>> start Data provided
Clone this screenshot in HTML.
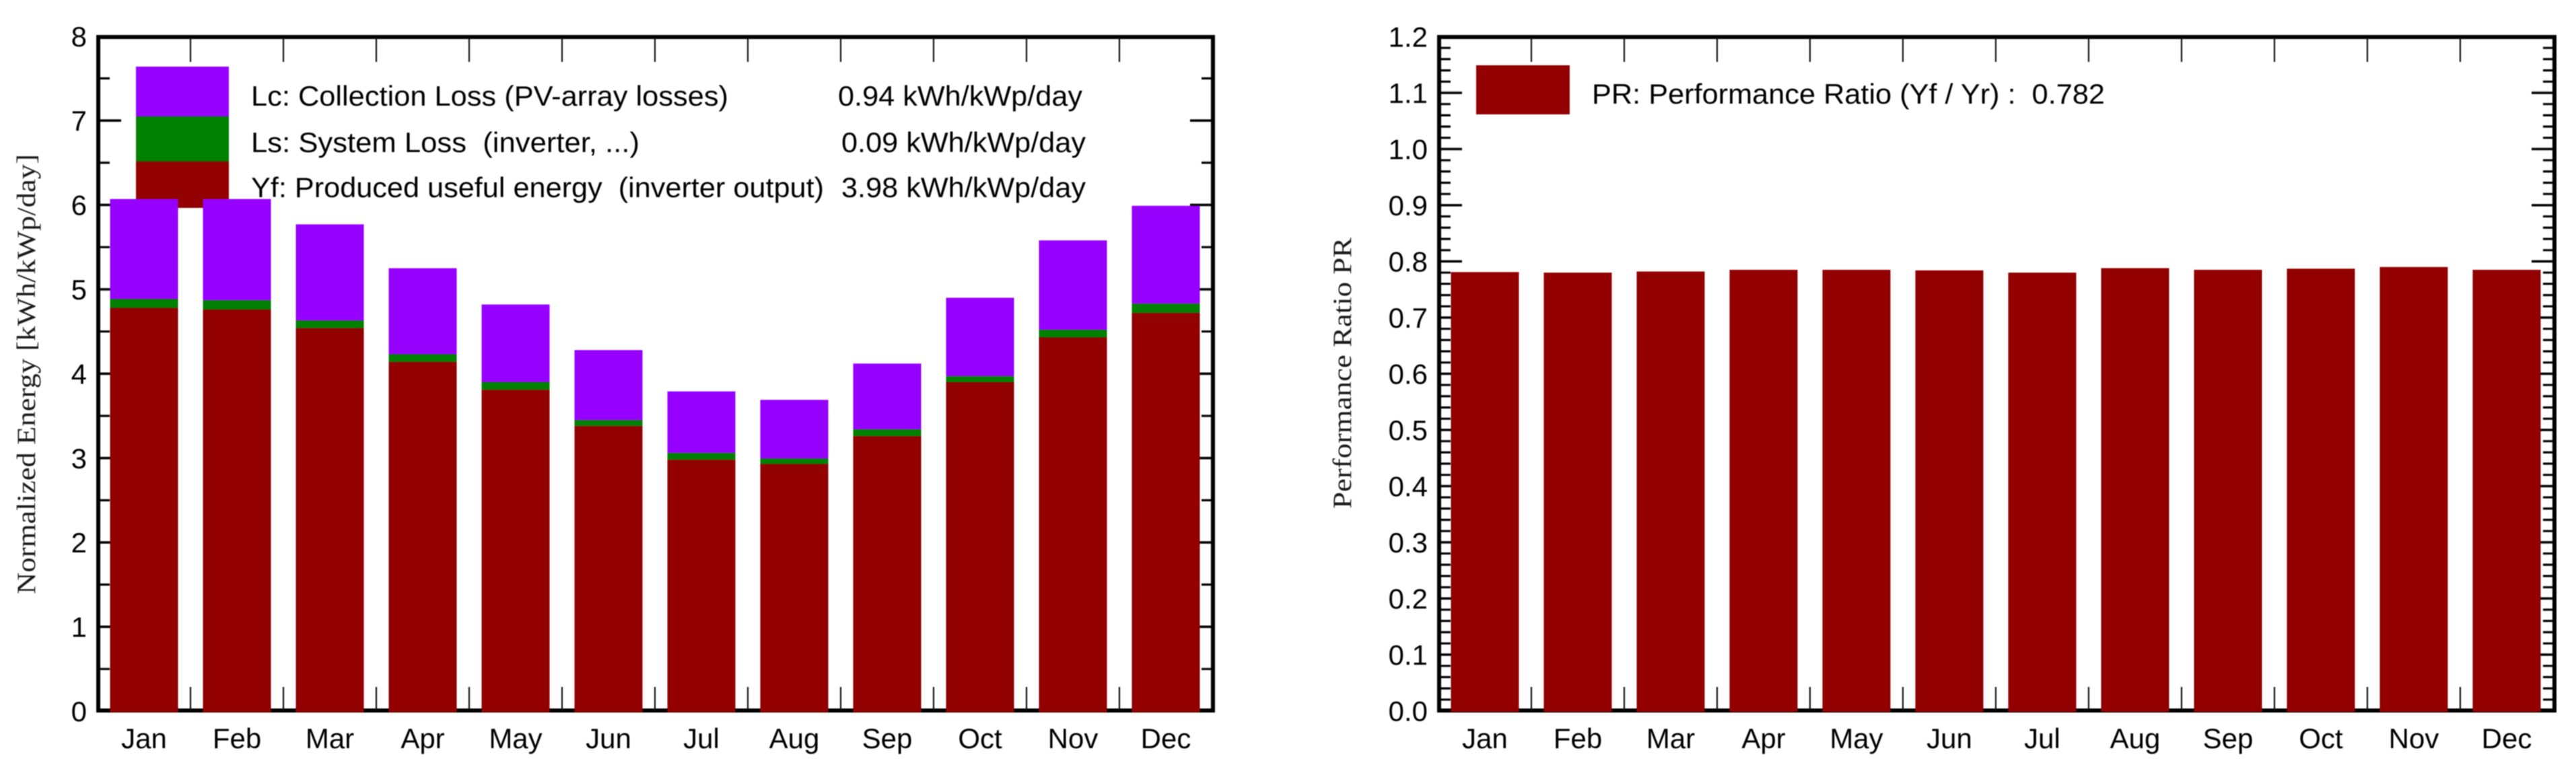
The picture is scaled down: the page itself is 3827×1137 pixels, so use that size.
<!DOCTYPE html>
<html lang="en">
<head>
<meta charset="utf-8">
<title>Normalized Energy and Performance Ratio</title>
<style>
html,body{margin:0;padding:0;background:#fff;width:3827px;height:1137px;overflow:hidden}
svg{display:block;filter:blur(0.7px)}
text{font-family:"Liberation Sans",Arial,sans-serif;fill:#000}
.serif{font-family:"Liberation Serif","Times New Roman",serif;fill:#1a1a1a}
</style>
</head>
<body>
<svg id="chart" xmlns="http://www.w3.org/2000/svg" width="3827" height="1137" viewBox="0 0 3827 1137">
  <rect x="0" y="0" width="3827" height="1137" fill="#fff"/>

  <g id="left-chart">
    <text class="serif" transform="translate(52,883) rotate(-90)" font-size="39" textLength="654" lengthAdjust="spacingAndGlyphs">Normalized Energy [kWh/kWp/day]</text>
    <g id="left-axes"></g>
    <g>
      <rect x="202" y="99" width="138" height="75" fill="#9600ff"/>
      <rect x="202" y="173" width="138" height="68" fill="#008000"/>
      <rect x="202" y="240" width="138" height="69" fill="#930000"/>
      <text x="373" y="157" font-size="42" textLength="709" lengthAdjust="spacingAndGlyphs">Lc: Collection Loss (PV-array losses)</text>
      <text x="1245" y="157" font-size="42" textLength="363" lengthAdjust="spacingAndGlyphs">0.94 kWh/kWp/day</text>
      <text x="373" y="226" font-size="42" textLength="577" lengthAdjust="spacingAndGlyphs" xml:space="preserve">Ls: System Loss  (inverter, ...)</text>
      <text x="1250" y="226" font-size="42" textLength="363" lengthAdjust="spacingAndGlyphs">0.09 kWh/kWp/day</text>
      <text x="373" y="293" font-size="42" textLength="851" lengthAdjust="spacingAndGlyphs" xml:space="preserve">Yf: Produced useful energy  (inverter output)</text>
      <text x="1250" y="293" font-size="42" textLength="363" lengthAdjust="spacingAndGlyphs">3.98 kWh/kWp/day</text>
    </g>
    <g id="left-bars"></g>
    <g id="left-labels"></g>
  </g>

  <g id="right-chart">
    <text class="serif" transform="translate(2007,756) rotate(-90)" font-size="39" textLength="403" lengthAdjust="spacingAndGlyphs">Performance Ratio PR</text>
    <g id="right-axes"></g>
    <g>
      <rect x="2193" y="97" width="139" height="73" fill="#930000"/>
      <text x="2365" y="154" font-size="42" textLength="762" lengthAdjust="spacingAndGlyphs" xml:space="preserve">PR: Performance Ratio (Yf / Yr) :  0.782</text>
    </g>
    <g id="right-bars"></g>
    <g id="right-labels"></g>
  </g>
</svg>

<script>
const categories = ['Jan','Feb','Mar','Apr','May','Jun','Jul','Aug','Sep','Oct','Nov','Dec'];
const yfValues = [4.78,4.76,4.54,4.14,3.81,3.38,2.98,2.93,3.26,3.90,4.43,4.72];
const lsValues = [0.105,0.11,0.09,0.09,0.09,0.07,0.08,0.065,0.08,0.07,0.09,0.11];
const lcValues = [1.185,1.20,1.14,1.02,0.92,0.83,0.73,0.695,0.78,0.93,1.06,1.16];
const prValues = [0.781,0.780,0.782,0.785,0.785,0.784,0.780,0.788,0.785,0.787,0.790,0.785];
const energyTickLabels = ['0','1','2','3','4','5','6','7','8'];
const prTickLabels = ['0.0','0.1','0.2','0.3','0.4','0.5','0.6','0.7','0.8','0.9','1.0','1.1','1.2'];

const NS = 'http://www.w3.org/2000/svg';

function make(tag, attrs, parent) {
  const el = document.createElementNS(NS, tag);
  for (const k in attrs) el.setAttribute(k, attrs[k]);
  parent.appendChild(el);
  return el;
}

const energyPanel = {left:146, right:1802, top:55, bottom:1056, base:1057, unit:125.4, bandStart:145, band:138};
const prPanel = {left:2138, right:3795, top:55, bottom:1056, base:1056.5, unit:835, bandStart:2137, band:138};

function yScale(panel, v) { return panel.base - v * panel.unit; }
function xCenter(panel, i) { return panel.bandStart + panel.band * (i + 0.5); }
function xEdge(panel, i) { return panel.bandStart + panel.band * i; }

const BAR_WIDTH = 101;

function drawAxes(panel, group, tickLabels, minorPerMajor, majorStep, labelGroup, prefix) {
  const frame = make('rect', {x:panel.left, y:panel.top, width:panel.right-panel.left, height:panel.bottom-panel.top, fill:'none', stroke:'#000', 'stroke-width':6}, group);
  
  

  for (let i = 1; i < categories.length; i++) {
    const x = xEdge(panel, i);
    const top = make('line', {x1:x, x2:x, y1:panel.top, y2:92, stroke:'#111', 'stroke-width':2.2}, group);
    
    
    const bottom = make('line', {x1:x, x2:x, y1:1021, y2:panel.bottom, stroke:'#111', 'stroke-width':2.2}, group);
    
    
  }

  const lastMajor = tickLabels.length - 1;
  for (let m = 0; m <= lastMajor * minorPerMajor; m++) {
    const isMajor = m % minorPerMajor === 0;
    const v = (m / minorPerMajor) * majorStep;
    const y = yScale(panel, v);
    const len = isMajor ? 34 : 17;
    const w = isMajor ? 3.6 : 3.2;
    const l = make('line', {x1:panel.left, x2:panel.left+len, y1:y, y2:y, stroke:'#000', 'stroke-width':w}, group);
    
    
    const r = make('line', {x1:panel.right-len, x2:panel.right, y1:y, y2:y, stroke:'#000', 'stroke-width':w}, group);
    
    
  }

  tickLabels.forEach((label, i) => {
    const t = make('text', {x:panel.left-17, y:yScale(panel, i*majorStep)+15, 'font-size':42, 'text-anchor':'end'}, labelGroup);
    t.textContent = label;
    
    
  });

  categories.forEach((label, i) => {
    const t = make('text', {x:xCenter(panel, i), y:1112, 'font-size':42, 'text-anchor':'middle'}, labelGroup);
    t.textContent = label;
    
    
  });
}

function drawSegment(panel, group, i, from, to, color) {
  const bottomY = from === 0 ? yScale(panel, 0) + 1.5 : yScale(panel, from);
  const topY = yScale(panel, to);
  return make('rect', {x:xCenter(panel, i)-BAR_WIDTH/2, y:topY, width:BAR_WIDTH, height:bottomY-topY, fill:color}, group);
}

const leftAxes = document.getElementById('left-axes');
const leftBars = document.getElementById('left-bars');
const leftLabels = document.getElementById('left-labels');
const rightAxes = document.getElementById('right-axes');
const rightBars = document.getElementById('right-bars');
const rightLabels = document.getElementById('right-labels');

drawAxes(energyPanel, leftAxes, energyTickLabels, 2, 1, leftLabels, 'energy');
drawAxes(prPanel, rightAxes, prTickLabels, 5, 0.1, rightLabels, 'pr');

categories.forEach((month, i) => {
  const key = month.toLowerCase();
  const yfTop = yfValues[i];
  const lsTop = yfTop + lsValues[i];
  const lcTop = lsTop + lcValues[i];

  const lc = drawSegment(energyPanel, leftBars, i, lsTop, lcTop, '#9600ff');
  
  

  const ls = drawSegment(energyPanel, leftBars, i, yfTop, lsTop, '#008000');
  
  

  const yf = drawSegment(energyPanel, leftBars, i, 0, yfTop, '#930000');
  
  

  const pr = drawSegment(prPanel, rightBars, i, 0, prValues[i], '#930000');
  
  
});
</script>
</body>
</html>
>> end Data provided
>> start Data provided
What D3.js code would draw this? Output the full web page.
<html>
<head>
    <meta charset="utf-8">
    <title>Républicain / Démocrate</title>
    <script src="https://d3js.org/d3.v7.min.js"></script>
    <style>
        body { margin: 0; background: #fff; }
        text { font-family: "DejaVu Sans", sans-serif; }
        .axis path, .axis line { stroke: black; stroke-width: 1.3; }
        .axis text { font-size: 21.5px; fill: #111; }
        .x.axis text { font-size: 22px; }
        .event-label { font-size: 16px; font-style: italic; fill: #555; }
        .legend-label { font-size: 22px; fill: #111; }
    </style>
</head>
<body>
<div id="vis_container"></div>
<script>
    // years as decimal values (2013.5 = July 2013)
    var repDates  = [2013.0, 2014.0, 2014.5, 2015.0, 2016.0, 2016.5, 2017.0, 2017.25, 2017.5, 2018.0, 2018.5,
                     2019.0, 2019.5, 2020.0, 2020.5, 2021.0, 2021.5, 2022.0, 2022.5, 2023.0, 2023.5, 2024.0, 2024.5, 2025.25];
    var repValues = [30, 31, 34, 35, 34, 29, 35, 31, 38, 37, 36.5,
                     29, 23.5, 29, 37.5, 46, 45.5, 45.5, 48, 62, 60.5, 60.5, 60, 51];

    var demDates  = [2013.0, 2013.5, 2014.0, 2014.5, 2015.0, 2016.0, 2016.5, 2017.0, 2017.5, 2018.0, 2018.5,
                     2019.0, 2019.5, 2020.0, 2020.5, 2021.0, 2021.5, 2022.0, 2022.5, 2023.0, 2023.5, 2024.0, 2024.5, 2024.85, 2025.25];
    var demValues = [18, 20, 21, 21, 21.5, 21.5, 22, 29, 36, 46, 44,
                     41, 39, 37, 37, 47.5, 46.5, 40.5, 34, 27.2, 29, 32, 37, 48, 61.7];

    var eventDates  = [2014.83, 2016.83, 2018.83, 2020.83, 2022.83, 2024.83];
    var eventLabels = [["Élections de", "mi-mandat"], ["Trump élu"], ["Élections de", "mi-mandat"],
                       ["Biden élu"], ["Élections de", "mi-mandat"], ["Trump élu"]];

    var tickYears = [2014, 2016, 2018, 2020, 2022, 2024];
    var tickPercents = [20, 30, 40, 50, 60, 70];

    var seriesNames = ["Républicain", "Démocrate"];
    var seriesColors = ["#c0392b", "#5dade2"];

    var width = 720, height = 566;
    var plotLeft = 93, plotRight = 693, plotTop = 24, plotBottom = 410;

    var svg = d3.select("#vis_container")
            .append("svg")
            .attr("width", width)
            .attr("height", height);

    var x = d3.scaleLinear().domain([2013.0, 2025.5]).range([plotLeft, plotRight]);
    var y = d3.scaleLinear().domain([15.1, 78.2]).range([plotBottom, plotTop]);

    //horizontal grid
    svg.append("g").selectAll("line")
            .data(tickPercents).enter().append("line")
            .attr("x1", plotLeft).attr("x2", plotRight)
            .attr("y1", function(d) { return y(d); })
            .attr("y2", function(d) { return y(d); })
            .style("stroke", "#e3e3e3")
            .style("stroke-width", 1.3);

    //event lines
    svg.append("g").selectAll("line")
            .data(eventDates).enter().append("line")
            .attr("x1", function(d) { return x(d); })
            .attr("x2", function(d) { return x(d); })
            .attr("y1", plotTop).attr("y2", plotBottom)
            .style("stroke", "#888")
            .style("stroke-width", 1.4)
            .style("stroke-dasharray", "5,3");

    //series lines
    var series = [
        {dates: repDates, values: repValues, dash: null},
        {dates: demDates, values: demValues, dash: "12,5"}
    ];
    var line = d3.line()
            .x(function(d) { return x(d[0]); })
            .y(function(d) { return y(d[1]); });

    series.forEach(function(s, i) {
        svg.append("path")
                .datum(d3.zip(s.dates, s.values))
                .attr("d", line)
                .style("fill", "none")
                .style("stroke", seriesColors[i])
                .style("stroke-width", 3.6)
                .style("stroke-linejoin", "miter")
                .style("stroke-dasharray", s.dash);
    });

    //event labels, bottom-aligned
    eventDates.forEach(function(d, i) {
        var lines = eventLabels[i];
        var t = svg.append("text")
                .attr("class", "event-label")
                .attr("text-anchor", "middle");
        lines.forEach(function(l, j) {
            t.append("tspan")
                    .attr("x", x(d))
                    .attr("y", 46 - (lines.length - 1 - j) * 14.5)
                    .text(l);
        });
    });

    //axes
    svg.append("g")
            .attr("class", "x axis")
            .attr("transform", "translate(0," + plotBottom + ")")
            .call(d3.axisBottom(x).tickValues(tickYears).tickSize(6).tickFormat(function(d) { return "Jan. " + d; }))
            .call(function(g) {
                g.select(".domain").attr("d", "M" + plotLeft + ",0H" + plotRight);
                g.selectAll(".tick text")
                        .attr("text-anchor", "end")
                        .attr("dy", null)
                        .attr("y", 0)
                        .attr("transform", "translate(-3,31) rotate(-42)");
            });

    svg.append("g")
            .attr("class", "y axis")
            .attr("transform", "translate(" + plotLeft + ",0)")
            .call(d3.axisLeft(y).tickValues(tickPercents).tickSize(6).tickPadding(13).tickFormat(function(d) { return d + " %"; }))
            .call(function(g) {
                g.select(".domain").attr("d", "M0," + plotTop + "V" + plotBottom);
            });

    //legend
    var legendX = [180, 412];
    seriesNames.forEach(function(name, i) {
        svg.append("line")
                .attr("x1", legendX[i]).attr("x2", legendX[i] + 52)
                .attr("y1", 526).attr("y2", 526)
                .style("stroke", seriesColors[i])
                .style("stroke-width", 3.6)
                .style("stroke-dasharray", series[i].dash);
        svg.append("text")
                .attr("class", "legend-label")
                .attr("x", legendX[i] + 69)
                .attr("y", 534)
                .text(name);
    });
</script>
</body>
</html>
>> end Data provided
Look through the material above and pick out each line holding the word "this".

### Full output
Clone this screenshot in HTML.
What D3.js code would draw this? Output the full web page.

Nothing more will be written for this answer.